DocBook originally started out as SGML.  But with the advent of XML for
creating standards (remember, XML is not a standard, but a standard for
creating standards ;-), DocBook is now typically written in to its OASIS
standardized XML.  Of course, conversion between the two is straight
forward with its parsers, but XML is the way since it makes life easier
for parsers versus SGML (and especially versus something like old
TeX-based typeset ;-).

I guess what I'm saying is that you have 3 choices (at least from my
angle, I could be wrong).

1.  Use HTML -- constraints required, parser hell

HTML is a simple XML instance designed for basic web publication --
formatting only, very minimal style.  It is the worst for storing
content in a consistently editable form.

2.  Use another XML instance -- DocBook, OpenOffice XML, etc...

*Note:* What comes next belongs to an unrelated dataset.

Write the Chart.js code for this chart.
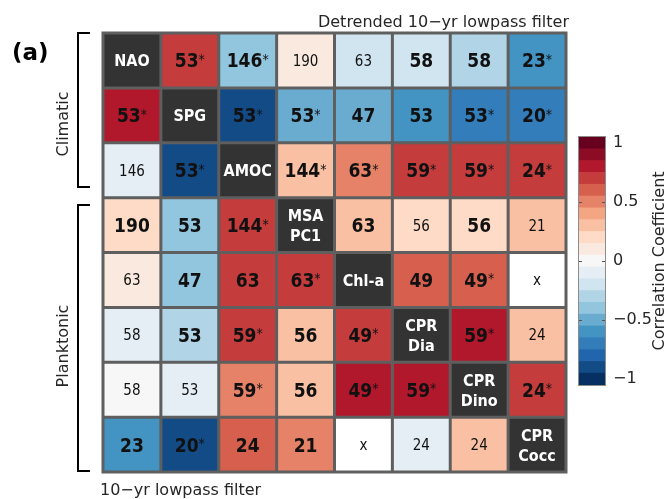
<!DOCTYPE html>
<html>
<head>
<meta charset="utf-8">
<script src="https://cdn.jsdelivr.net/npm/chart.js@4.4.1/dist/chart.umd.min.js"></script>
<style>
  html, body { margin: 0; padding: 0; background: #fff; }
  #wrap { position: relative; width: 672px; height: 499px; }
  #matrix { position: absolute; left: 0; top: 0; }
  #cbar { position: absolute; left: 560px; top: 110px; }
</style>
</head>
<body>
<div id="wrap">
  <canvas id="matrix" width="672" height="499"></canvas>
  <canvas id="cbar" width="112" height="300"></canvas>
</div>
<script>
// variables (rows top->bottom, columns left->right)
const varNames = [['NAO'], ['SPG'], ['AMOC'], ['MSA', 'PC1'], ['Chl-a'], ['CPR', 'Dia'], ['CPR', 'Dino'], ['CPR', 'Cocc']];

// correlation coefficients (upper: detrended, lower: not detrended), null = diagonal / no data
const corr = [
  [null, 0.7, -0.4, 0.1, -0.2, -0.2, -0.3, -0.6],
  [0.8, null, -0.9, -0.5, -0.5, -0.6, -0.7, -0.7],
  [-0.1, -0.9, null, 0.3, 0.5, 0.7, 0.7, 0.7],
  [0.2, -0.4, 0.7, null, 0.3, 0.2, 0.2, 0.3],
  [0.1, -0.4, 0.7, 0.7, null, 0.6, 0.6, null],
  [-0.1, -0.3, 0.7, 0.3, 0.7, null, 0.8, 0.3],
  [0.0, -0.1, 0.5, 0.3, 0.8, 0.8, null, 0.7],
  [-0.6, -0.9, 0.6, 0.5, null, -0.1, 0.3, null]
];

// number of observations
const nObs = [
  [null, 53, 146, 190, 63, 58, 58, 23],
  [53, null, 53, 53, 47, 53, 53, 20],
  [146, 53, null, 144, 63, 59, 59, 24],
  [190, 53, 144, null, 63, 56, 56, 21],
  [63, 47, 63, 63, null, 49, 49, null],
  [58, 53, 59, 56, 49, null, 59, 24],
  [58, 53, 59, 56, 49, 59, null, 24],
  [23, 20, 24, 21, null, 24, 24, null]
];

// 0 = plain, 1 = bold, 2 = bold + asterisk
const sigLevel = [
  [null, 2, 2, 0, 0, 1, 1, 2],
  [2, null, 2, 2, 1, 1, 2, 2],
  [0, 2, null, 2, 2, 2, 2, 2],
  [1, 1, 2, null, 1, 0, 1, 0],
  [0, 1, 1, 2, null, 1, 2, 0],
  [0, 1, 2, 1, 2, null, 2, 0],
  [0, 0, 2, 1, 2, 2, null, 2],
  [1, 2, 1, 1, 0, 0, 0, null]
];

const cbarLevels = [-1, -0.9, -0.8, -0.7, -0.6, -0.5, -0.4, -0.3, -0.2, -0.1, 0, 0.1, 0.2, 0.3, 0.4, 0.5, 0.6, 0.7, 0.8, 0.9, 1];
const cbarTicks = [-1, -0.5, 0, 0.5, 1];

const rdbu = ['#053061', '#134b87', '#2166ac', '#327dba', '#4393c3', '#6aacd0', '#92c5de', '#b1d5e7', '#d1e5f0', '#e4eef4',
  '#f7f7f7', '#fae9df', '#fddbc7', '#f9c0a4', '#f4a582', '#e58267', '#d6604d', '#c43c3c', '#b2182b', '#8c0c25', '#67001f'];

const colorFor = v => v === null ? '#ffffff' : rdbu[Math.round((v + 1) * 10)];

const txt = '#262626';
const condensed = '"DejaVu Sans Condensed", "DejaVu Sans", sans-serif';
const sans = '"DejaVu Sans", sans-serif';
const gapColor = '#5f5f5f';
const n = varNames.length;

const datasets = corr.map((row, r) => ({
  data: row.map(() => [n - 1 - r, n - r]),
  backgroundColor: row.map((v, c) => r === c ? '#333333' : colorFor(v)),
  borderColor: gapColor,
  borderWidth: 1.5,
  borderSkipped: false,
  inflateAmount: 0,
  barPercentage: 1,
  categoryPercentage: 1,
  grouped: false
}));

const framePlugin = {
  id: 'frame',
  beforeDatasetsDraw(chart) {
    const a = chart.chartArea, ctx = chart.ctx;
    ctx.save();
    ctx.fillStyle = gapColor;
    ctx.fillRect(a.left - 1.5, a.top - 1.5, a.right - a.left + 3, a.bottom - a.top + 3);
    ctx.restore();
  }
};

const cellTextPlugin = {
  id: 'cellText',
  afterDatasetsDraw(chart) {
    const ctx = chart.ctx;
    ctx.save();
    ctx.textAlign = 'left';
    ctx.textBaseline = 'alphabetic';
    corr.forEach((row, r) => {
      const meta = chart.getDatasetMeta(r);
      row.forEach((v, c) => {
        const p = meta.data[c].getCenterPoint();
        if (r === c) {
          const lines = varNames[r];
          ctx.fillStyle = '#ffffff';
          ctx.font = 'bold 16px ' + condensed;
          lines.forEach((s, i) => {
            const w = ctx.measureText(s).width;
            const y = p.y + 6 + (i - (lines.length - 1) / 2) * 20;
            ctx.fillText(s, p.x - w / 2, y);
          });
          return;
        }
        ctx.fillStyle = '#111111';
        if (v === null) {
          ctx.font = '15px ' + condensed;
          const w = ctx.measureText('x').width;
          ctx.fillText('x', p.x - w / 2, p.y + 5);
          return;
        }
        const lvl = sigLevel[r][c];
        const s = String(nObs[r][c]);
        if (lvl === 0) {
          ctx.font = '15px ' + condensed;
          const w = ctx.measureText(s).width;
          ctx.fillText(s, p.x - w / 2, p.y + 5.5);
          return;
        }
        ctx.font = 'bold 19px ' + condensed;
        const w = ctx.measureText(s).width;
        let wa = 0;
        if (lvl === 2) {
          ctx.font = '14px ' + condensed;
          wa = ctx.measureText('*').width;
          ctx.font = 'bold 19px ' + condensed;
        }
        const x0 = p.x - (w + wa) / 2;
        ctx.fillText(s, x0, p.y + 7);
        if (lvl === 2) {
          ctx.font = '14px ' + condensed;
          ctx.fillText('*', x0 + w, p.y + 3.5);
        }
      });
    });
    ctx.restore();
  }
};

const annotationPlugin = {
  id: 'annotations',
  afterDraw(chart) {
    const ctx = chart.ctx;
    ctx.save();
    ctx.fillStyle = '#000';
    ctx.font = 'bold 23px ' + sans;
    ctx.fillText('(a)', 12, 60);

    ctx.fillStyle = txt;
    ctx.font = '16px ' + sans;
    ctx.textAlign = 'right';
    ctx.fillText('Detrended 10\u2212yr lowpass filter', 569, 27);
    ctx.textAlign = 'left';
    ctx.fillText('10\u2212yr lowpass filter', 100, 495);

    // group labels
    ctx.textAlign = 'center';
    ctx.save();
    ctx.translate(68, 124);
    ctx.rotate(-Math.PI / 2);
    ctx.fillText('Climatic', 0, 0);
    ctx.restore();
    ctx.save();
    ctx.translate(68, 346);
    ctx.rotate(-Math.PI / 2);
    ctx.fillText('Planktonic', 0, 0);
    ctx.restore();

    // brackets
    ctx.strokeStyle = '#000';
    ctx.lineWidth = 2;
    [[33, 187], [205, 471]].forEach(([y0, y1]) => {
      ctx.beginPath();
      ctx.moveTo(90, y0);
      ctx.lineTo(78, y0);
      ctx.lineTo(78, y1);
      ctx.lineTo(90, y1);
      ctx.stroke();
    });
    ctx.restore();
  }
};

new Chart(document.getElementById('matrix'), {
  type: 'bar',
  data: { labels: varNames.map(s => s.join(' ')), datasets: datasets },
  options: {
    responsive: false,
    animation: false,
    layout: { padding: { left: 103, right: 106, top: 33, bottom: 27 } },
    scales: {
      x: { display: false },
      y: { display: false, min: 0, max: n }
    },
    plugins: { legend: { display: false }, tooltip: { enabled: false } }
  },
  plugins: [framePlugin, cellTextPlugin, annotationPlugin]
});

// colour bar
const cbarPlugin = {
  id: 'cbarDeco',
  afterDatasetsDraw(chart) {
    const a = chart.chartArea, ctx = chart.ctx, ys = chart.scales.y;
    ctx.save();
    ctx.strokeStyle = '#555';
    ctx.lineWidth = 1;
    cbarTicks.slice(1, -1).forEach(t => {
      const y = Math.round(ys.getPixelForValue(t)) + 0.5;
      ctx.beginPath();
      ctx.moveTo(a.left, y); ctx.lineTo(a.left + 3, y);
      ctx.moveTo(a.right - 3, y); ctx.lineTo(a.right, y);
      ctx.stroke();
    });
    ctx.strokeStyle = '#8c8c8c';
    ctx.strokeRect(a.left - 0.5, a.top - 0.5, a.right - a.left + 1, a.bottom - a.top + 1);
    ctx.fillStyle = txt;
    ctx.font = '16px ' + sans;
    ctx.textAlign = 'center';
    ctx.translate(104, (a.top + a.bottom) / 2);
    ctx.rotate(-Math.PI / 2);
    ctx.fillText('Correlation Coefficient', 0, 0);
    ctx.restore();
  }
};

new Chart(document.getElementById('cbar'), {
  type: 'bar',
  data: {
    labels: ['r'],
    datasets: cbarLevels.map((v, i) => ({
      data: [[v - 0.05, v + 0.05]],
      backgroundColor: rdbu[i],
      borderWidth: 0,
      barPercentage: 1,
      categoryPercentage: 1,
      grouped: false
    }))
  },
  options: {
    responsive: false,
    animation: false,
    layout: { padding: { left: 19, right: 0, top: 27, bottom: 25 } },
    scales: {
      x: { display: false },
      y: {
        position: 'right',
        min: -1.05,
        max: 1.05,
        afterBuildTicks: s => { s.ticks = cbarTicks.map(v => ({ value: v })); },
        afterFit: s => { s.width = 67; },
        grid: { display: false, drawTicks: false },
        border: { display: false },
        ticks: {
          padding: 8,
          color: txt,
          font: { family: sans, size: 16 },
          callback: v => String(v).replace('-', '\u2212')
        }
      }
    },
    plugins: { legend: { display: false }, tooltip: { enabled: false } }
  },
  plugins: [cbarPlugin]
});
</script>
</body>
</html>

Leverage the existing base of XML languages focused on strict content
and structure, have a wealth of stylesheets for them and, best of all,
can be converted to/from other popular XML instances (as well as TeX),
and to just about any major "publication" format (HTML, PDF, RTF,
etc...).  OpenOffice XML programs also leverage MathML for equations, so
just following their lead would be a good move if equations are king in
your needs.

Anything XML-based is ideal, although DocBook is the most
straight-forward and lets you focus on 100% content from the parser
aspect.  Anything TeX-based is probably the least ideal, writing parsers
for TeX is not fun -- although it's nice to know that if you can get to
SGML, DocBook, OpenOffice XML or similar, you can convert to at least
LaTeX if needbe.  Because TeX is old, and there is a lot out there for
it (including lots of feature-rich parsers, like for PDF publication).

3.  Create your own XML instance -- Start with HTML, then perfect it 

If you're like most people, you hate the thought of not invented here
(NIH).  As such, understand there is _nothing_ stopping you from taking
HTML and changing it into something you like!  Give it structure.  Give
it format.  Have fun!  Build it around your parser ideals and run with
it!

And the best way to do that is to follow strict guidelines on creating
any new markup language -- hence XML.  Start with HTML's XML instance,
and "cut the fat" you don't want.  Then add in your own tags, structure,
etc...  Now create parsers to take your "modified HTML" and turn it into
"pure HTML" that can be rendered in a browser.

And you're there!  If others like it, damn, you might just invent
something the world likes!  Fame, babes, fortune, etc... (okay, maybe
only the first one).  And if not, you have something for yourself and
others -- something that _can_ be converted to/from into other XML
standards with the development of other parsers.

-- 
Bryan J. Smith                                    b.j.smith at ieee.org 
-------------------------------------------------------------------- 
Subtotal Cost of Ownership (SCO) for Windows being less than Linux
Total Cost of Ownership (TCO) assumes experts for the former, costly
retraining for the latter, omitted "software assurance" costs in 
compatible desktop OS/apps for the former, no free/legacy reuse for
latter, and no basic security, patch or downtime comparison at all.